The ever changing meanings of race, ethnicity, nationality will continue to plague us (and social statisticians) for ever because ultimately these categories are only valid within their own micro-cultural milieu. Yet people insist on using them to understand broader categories and to define groups of people – hence the all around frustration.
While most anthropologists find the concept of assimilation problematic, it is definitely in the popular vernacular. Moreover, the assumption is that it is a zero-sum process, with two choices. Much assimilation can occur without immigrants becoming “white”.
hmmm… white? why white, why is this category less problematic than the others? there is such a thing as white privilege, a history of whiteness tied to imperialism and colonization. so why white? i guess many chicanas/os have made to feel “not indigenous enough to claim it” but then we make “indigenous” this distant primordial thing we can never know, but why is whiteness more accessible? (although “we are all white, except some whites are more equal than others”). same with mestizaje, it was created to place mestizos on top of “indians” and below whites, so even if it was an option on the census, it wouldn’t mean much.
I think that Xicanas/os need a definitions of “indigenous” not tied to any romanticism or idealized conceptions of indigeneity. for me and other indigenous people, “indigenous” is a political identity which signals a location in history and society, and a de-colonial stand, in other words, when i say indigenous i mean that i see myself as living with the legacies of colonization, that I claim myself sovereign and do not recognize the legitimacy of the US state over my body and consciousness, and that I want to further my decolonization together with other colonized peoples. “indigenous” does not mean that i fall an indigenous spirituality or that i have a specific culture, or whatever dominant understandings of “indians” are suppossed to be.
but really, i admire your honesty. i know that as a danzante, to have marked “white” must have been painful. but really, the census reassigns racial categories, so, you were reassigned as hispanic, which really means, “just another mexican.”
for the record, i marked American Indian, and for tribal affiliation I marked Xican@. when next census comes, i write over the form, and write, “xicano indigena Y QUE!”
(sorry for the long comment =)
I hate those arbitrary categories. I am 2rd generation German on my mothers side and Anishinaabe on my Fathers. I am not enrolled. White says nothing about me except for the melanin content of my skin. I will always mark “other” if I am given the choice, but other is a poor description for who I am. Just as soon have a barcode or a number. I agree that Decolonization is a very important concept and process. At 51 years old, I want to finally claim the right to define myself, as a mixed-blood person who is constantly in a state of re-definition depending on what the circumstances are in my life.
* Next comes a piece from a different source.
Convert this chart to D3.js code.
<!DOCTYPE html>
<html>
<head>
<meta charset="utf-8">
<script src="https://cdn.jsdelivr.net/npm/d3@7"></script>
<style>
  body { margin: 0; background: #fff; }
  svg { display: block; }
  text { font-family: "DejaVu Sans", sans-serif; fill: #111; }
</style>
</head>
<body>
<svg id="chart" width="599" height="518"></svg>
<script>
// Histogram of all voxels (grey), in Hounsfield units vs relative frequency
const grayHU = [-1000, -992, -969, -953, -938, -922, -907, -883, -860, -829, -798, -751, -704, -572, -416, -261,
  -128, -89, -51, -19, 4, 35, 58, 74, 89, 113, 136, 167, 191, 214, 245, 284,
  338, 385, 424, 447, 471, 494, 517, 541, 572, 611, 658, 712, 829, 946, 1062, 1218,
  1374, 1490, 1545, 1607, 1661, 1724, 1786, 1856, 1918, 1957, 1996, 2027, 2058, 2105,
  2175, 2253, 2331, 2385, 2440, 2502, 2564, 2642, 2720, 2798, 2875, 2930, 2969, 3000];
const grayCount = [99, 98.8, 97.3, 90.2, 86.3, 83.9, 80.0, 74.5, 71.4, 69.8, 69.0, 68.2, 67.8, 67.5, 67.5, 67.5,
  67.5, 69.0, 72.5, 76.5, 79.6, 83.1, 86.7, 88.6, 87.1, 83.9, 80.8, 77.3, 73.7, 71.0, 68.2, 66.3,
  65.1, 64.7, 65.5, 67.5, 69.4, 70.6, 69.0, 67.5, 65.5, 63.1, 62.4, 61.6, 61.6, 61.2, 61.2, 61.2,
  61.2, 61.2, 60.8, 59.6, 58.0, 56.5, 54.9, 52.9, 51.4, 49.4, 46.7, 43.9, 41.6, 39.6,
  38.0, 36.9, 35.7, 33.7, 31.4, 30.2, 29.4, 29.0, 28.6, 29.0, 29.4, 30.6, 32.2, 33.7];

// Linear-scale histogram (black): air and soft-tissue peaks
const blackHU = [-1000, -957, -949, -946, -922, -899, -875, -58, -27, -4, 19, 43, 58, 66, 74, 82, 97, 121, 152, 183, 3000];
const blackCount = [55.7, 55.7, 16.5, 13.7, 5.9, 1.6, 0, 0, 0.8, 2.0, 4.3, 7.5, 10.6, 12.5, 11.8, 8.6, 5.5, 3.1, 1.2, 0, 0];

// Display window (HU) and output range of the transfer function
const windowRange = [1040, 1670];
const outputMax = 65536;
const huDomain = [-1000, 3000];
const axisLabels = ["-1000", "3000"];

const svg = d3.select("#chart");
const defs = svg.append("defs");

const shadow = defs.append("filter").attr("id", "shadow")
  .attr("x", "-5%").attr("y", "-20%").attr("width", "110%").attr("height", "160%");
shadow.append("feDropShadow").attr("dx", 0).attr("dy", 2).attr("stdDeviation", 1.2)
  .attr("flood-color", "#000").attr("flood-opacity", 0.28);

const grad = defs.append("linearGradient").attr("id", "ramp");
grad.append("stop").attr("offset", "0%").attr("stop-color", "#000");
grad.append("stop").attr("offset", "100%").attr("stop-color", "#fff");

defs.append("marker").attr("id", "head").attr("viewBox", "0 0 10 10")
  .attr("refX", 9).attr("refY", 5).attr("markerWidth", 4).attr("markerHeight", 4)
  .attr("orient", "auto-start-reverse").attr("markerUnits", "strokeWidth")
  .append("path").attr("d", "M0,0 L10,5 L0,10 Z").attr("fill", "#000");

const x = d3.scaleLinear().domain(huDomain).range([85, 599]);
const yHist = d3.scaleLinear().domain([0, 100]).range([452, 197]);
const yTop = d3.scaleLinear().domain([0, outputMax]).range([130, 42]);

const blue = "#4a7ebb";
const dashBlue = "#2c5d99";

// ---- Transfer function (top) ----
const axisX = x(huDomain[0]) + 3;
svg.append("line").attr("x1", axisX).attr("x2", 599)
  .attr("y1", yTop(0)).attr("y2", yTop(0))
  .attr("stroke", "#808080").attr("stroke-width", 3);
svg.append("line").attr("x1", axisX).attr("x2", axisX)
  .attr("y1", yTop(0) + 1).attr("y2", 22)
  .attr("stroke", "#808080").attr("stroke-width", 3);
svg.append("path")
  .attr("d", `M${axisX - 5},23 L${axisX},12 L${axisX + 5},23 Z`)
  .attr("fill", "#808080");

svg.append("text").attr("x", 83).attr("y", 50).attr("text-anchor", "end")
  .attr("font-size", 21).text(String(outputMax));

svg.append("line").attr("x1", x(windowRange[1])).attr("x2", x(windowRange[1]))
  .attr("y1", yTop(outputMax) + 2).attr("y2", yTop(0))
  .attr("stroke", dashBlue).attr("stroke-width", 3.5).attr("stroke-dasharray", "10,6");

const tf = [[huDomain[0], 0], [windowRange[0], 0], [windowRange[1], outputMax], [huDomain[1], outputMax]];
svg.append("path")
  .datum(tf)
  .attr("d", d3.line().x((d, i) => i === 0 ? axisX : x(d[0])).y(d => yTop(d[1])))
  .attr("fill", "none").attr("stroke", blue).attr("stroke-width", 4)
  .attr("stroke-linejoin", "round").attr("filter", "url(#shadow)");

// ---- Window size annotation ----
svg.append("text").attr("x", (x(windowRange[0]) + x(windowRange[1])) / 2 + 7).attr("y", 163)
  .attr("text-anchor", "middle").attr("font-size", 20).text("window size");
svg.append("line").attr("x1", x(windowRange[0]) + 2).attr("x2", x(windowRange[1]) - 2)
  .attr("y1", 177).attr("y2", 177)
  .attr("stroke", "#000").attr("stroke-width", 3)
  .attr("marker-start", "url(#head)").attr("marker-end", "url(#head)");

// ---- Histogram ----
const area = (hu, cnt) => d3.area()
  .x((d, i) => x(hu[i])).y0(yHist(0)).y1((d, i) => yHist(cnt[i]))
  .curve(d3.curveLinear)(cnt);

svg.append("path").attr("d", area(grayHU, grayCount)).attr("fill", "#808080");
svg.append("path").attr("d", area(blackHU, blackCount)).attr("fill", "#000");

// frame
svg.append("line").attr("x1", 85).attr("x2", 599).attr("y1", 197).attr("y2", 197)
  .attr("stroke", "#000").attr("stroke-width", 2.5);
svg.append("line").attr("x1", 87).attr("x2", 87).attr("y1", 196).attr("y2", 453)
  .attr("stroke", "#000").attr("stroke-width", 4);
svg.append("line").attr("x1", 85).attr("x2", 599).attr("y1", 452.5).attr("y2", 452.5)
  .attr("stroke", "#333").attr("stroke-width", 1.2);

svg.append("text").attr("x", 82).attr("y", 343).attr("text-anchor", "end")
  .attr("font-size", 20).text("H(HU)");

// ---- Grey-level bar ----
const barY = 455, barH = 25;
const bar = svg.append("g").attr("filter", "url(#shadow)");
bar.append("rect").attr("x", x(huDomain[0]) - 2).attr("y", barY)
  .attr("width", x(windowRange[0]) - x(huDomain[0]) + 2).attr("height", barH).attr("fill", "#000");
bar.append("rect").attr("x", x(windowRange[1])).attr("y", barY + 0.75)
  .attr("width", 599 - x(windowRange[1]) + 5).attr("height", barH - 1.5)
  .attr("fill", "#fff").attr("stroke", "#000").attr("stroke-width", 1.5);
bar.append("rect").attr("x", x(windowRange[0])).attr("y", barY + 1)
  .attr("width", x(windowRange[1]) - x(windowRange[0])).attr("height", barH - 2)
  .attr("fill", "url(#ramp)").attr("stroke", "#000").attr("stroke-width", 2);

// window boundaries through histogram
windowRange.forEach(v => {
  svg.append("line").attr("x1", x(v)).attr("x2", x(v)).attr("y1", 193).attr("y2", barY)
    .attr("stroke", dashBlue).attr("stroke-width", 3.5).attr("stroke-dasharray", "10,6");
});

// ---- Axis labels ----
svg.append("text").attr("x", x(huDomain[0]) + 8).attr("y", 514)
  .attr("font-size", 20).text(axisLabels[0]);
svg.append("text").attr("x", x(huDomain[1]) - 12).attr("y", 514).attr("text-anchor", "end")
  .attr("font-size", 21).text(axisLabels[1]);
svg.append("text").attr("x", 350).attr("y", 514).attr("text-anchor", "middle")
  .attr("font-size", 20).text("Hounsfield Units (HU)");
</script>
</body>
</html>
I am more defined by place and kinship.
*THIS HAS NOTHING TO DO WITH THIS TOPIC*
Ya me decidí!
The day that Mexicans feel like native americans ENTITLED is the day of revolution.
I feel so sorry for you that you chose white.
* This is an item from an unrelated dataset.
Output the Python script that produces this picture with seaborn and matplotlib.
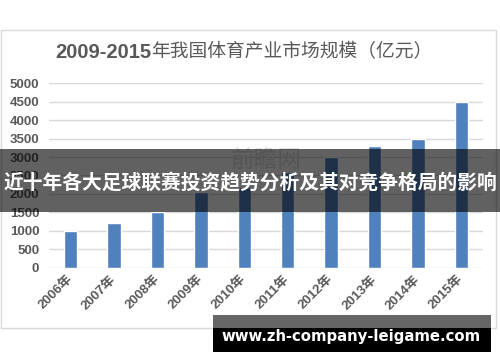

I don’t know exactly the Native American background of my family but I know from my nephews I am not white. They all come out brown no matter who my sisters marry.
My dad also has memorized the catholic prayers in some indigenous language even he doesn’t know what language it is. He has a 3rd grade education who was taught by memorization. He still chants the prayer every now and then. We think he’s a Yaqui because he’s from Nayarit. In the end we all come from Pan-Africa, so we are originally black. A white person is in effect an albino of a black man, therefore, a defective genetic form of a black man. There is no way you can make a white man out of a black unless there was a recessive gene. Genetically you can make a white man out of a black man, and that’s by evolotion and the lack of use of the melanoma in albinoism.
Most of all, god, I almost wanna cry. It is a sad day indeed.